→ **Instruction**: Only the lines from the top of the listing below to the line that has "(lbend) -- (lbm);" should be echoed, with both ends kept and pictures left out.

####################

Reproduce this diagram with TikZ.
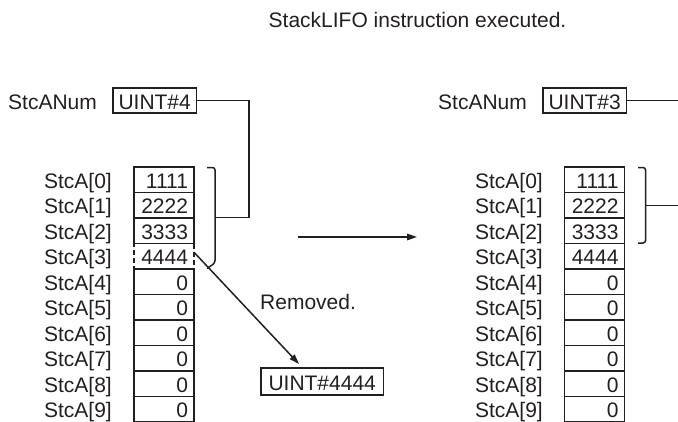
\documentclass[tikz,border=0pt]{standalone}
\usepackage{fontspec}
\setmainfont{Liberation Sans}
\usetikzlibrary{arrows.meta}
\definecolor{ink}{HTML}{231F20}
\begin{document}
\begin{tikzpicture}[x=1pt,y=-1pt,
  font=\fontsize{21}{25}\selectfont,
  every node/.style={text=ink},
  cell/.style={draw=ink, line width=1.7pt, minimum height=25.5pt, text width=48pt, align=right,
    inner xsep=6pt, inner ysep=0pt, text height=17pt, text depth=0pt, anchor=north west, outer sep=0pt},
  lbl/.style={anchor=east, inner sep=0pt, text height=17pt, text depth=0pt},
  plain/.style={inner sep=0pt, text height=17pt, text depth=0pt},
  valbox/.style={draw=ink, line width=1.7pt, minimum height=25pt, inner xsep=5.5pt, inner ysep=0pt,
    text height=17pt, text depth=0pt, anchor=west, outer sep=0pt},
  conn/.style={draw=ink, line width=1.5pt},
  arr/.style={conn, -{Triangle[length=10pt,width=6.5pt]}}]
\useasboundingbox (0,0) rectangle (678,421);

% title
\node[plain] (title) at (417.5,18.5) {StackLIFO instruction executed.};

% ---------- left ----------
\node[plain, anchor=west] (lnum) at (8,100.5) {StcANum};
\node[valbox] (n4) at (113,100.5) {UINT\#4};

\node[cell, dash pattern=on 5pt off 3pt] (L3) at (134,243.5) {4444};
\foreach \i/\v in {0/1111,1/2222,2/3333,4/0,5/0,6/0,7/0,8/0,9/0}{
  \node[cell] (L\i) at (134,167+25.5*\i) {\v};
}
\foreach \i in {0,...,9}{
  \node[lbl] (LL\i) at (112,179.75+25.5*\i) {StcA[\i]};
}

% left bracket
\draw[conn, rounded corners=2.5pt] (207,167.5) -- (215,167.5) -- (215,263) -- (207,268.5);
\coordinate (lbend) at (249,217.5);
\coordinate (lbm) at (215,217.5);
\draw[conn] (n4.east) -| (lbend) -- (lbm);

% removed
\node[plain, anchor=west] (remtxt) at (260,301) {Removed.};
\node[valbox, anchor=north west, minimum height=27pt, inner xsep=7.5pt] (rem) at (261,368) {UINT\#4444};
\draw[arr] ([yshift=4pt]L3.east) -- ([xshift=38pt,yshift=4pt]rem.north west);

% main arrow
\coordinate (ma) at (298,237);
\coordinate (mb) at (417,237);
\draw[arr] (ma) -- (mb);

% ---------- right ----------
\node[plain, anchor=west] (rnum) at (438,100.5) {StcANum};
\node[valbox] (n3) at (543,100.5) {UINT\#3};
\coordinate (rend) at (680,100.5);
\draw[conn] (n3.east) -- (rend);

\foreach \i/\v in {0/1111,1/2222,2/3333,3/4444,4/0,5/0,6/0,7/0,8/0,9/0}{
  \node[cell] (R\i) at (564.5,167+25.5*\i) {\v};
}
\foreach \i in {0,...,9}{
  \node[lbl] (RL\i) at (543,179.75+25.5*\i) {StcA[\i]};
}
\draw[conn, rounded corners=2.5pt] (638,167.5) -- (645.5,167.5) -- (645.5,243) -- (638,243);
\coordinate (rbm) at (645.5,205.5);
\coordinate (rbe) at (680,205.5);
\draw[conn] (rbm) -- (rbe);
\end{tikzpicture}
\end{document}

####################

→ **Result of this exercise**:
Reproduce this diagram with TikZ.
\documentclass[tikz,border=0pt]{standalone}
\usepackage{fontspec}
\setmainfont{Liberation Sans}
\usetikzlibrary{arrows.meta}
\definecolor{ink}{HTML}{231F20}
\begin{document}
\begin{tikzpicture}[x=1pt,y=-1pt,
  font=\fontsize{21}{25}\selectfont,
  every node/.style={text=ink},
  cell/.style={draw=ink, line width=1.7pt, minimum height=25.5pt, text width=48pt, align=right,
    inner xsep=6pt, inner ysep=0pt, text height=17pt, text depth=0pt, anchor=north west, outer sep=0pt},
  lbl/.style={anchor=east, inner sep=0pt, text height=17pt, text depth=0pt},
  plain/.style={inner sep=0pt, text height=17pt, text depth=0pt},
  valbox/.style={draw=ink, line width=1.7pt, minimum height=25pt, inner xsep=5.5pt, inner ysep=0pt,
    text height=17pt, text depth=0pt, anchor=west, outer sep=0pt},
  conn/.style={draw=ink, line width=1.5pt},
  arr/.style={conn, -{Triangle[length=10pt,width=6.5pt]}}]
\useasboundingbox (0,0) rectangle (678,421);

% title
\node[plain] (title) at (417.5,18.5) {StackLIFO instruction executed.};

% ---------- left ----------
\node[plain, anchor=west] (lnum) at (8,100.5) {StcANum};
\node[valbox] (n4) at (113,100.5) {UINT\#4};

\node[cell, dash pattern=on 5pt off 3pt] (L3) at (134,243.5) {4444};
\foreach \i/\v in {0/1111,1/2222,2/3333,4/0,5/0,6/0,7/0,8/0,9/0}{
  \node[cell] (L\i) at (134,167+25.5*\i) {\v};
}
\foreach \i in {0,...,9}{
  \node[lbl] (LL\i) at (112,179.75+25.5*\i) {StcA[\i]};
}

% left bracket
\draw[conn, rounded corners=2.5pt] (207,167.5) -- (215,167.5) -- (215,263) -- (207,268.5);
\coordinate (lbend) at (249,217.5);
\coordinate (lbm) at (215,217.5);
\draw[conn] (n4.east) -| (lbend) -- (lbm);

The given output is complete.